The hare and the grouse cower in these tents of ice, frightened and hungry; for every sprout and bud is sheathed in adamant, and scarlet berries, magnified and unattainable, glow in the heart of crystal globules. Even the brave chickadees are appalled, and the disheartened woodpecker mopes beside the dead trunk, behind whose impenetrable shield he can hear the grub boring in safety.
Through the frozen brambles that lattice the doorway of his burrow the fox peers dismayed upon a glassy surface that will hold no scent of quarry, yet perhaps is comforted that the same conditions impose a truce upon his enemies the hounds. The squirrel sits fasting in his chamber, longing for the stores that are locked from their owner in his cellar. It is the dismalest of all storms for the wood folk, despite all the splendor wherewith it adorns their realm.
One holds out his hand and lifts his face skyward to assure himself that the rain has ceased, for there is a continual clattering patter as if it were yet falling. But it is only the crackling of the icy trees and the incessant dropping of small fragments of their burden.
The gray curtain of the sky drifts asunder, and the low sun shines through. It glorifies the earth with the flash and gleam of ten million diamonds set everywhere. The fire and color of every gem that was ever delved burn along the borders of the golden pathway that stretches from your feet far away to the silver portals of the mountains that bar our glittering world from the flaming sky.
The pallid gloom of the winter night falls upon the earth.
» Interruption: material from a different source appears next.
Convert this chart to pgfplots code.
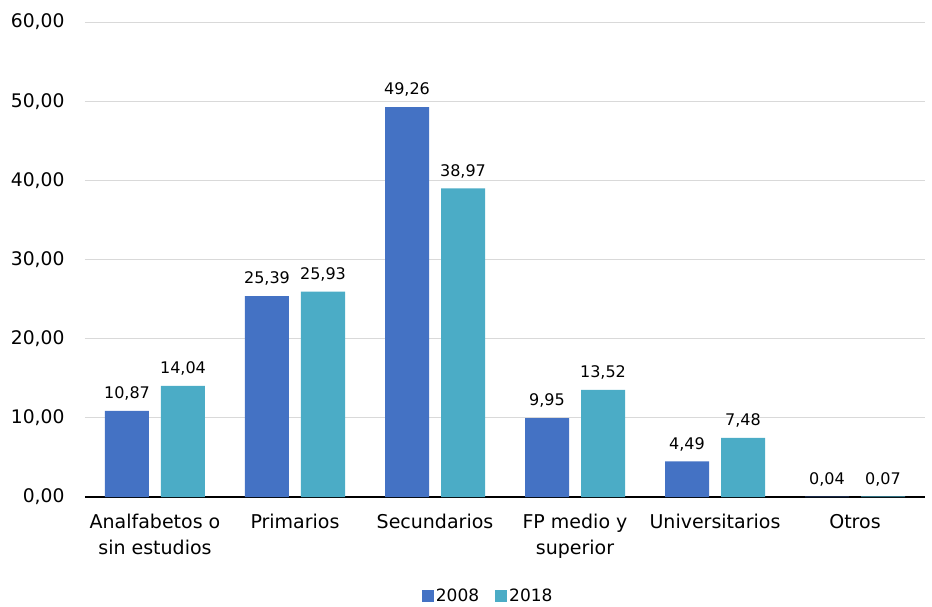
\documentclass[border=0pt]{standalone}
\usepackage{pgfplots}
\pgfplotsset{compat=1.18}
\usepackage{fontspec}
\setmainfont{DejaVu Sans}
\definecolor{c08}{HTML}{4472C4}
\definecolor{c18}{HTML}{4BACC6}
\definecolor{gridc}{HTML}{D9D9D9}
\begin{document}
\begin{tikzpicture}[font=\fontsize{18.7}{22}\selectfont]
\begin{axis}[
  scale only axis, width=840pt, height=475pt,
  xmin=-0.5, xmax=5.5, ymin=0, ymax=60,
  ytick={0,10,...,60},
  xtick={0,...,5},
  xticklabels={{Analfabetos o\\sin estudios},Primarios,Secundarios,{FP medio y\\superior},Universitarios,Otros},
  xticklabel style={align=center, font=\fontsize{19}{26}\selectfont, yshift=-14pt},
  yticklabel style={anchor=east, xshift=-17pt, font=\fontsize{18.7}{22}\selectfont},
  major tick length=0pt,
  axis x line*=bottom, axis y line*=left,
  x axis line style={black, line width=2pt, -},
  y axis line style={draw=none},
  ymajorgrids, grid style={gridc, line width=1pt},
  /pgf/number format/.cd, fixed, fixed zerofill, precision=2, use comma, assume math mode=true,
  /pgfplots/.cd,
  ybar, bar width=44pt,
  nodes near coords,
  nodes near coords style={font=\fontsize{16}{20}\selectfont, yshift=7pt},
  legend columns=2,
  legend style={at={(0.48,-0.208)}, anchor=center, draw=none, fill=none,
    font=\fontsize{17}{22}\selectfont, /tikz/every even column/.append style={column sep=14pt}},
  legend image code/.code={\fill[#1] (0pt,-6pt) rectangle (12pt,6pt);},
  clip=false,
]
\addplot[fill=c08, draw=none, bar shift=-28pt] coordinates {(0,10.87) (1,25.39) (2,49.26) (3,9.95) (4,4.49) (5,0.04)};
\addplot[fill=c18, draw=none, bar shift=28pt] coordinates {(0,14.04) (1,25.93) (2,38.97) (3,13.52) (4,7.48) (5,0.07)};
\legend{2008,2018}
\end{axis}
\pgfresetboundingbox
\path (-85pt,-109pt) rectangle (847pt,497pt);
\end{tikzpicture}
\end{document}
Then the full moon throbs up behind the scintillating barrier of the hills. She presently paves from herself to us a street of silver among the long blue shadows, and lights it with a thousand stars; some fallen quite to earth, some twinkling among the drooping branches, all as bright as the eternal stars that shine in the blue sky above.
LVI
SPARE THE TREES
All the protection that the law can give will not prevent the game naturally belonging to a wooded country from leaving it when it is deforested, nor keep fish in waters that have shrunk to a quarter of their ordinary volume before midsummer. The streams of such a country will thus shrink when the mountains, where the snows lie latest and the feeding springs are, and the swamps, which dole out their slow but steady tribute, are bereft of shade. The thin soil of a rocky hill, when deprived of its shelter of branches, will be burned by the summer sun out of all power to help the germination of any worthy seed, or to nurture so noble a plant as a tree through the tender days of its infancy. It supports only useless weeds and brambles. Once so denuded, it will be unsightly and unprofitable for many years if not always. Some swamps at great expense may be brought into tillage and meadow, but nine times out of ten, when cleared of the lusty growth of woods, they bear nothing but wild grass, and the streams that trickled from them all the summer long in their days of wildness show in August only the parched trail of the spring course.
Our natives have inherited their ancestors' hatred of trees, which to them were only cumberers of the ground, to be got rid of by the speediest means; and our foreign-born landholders, being unused to so much woodland, think there can be no end to it, let them slash away as they will.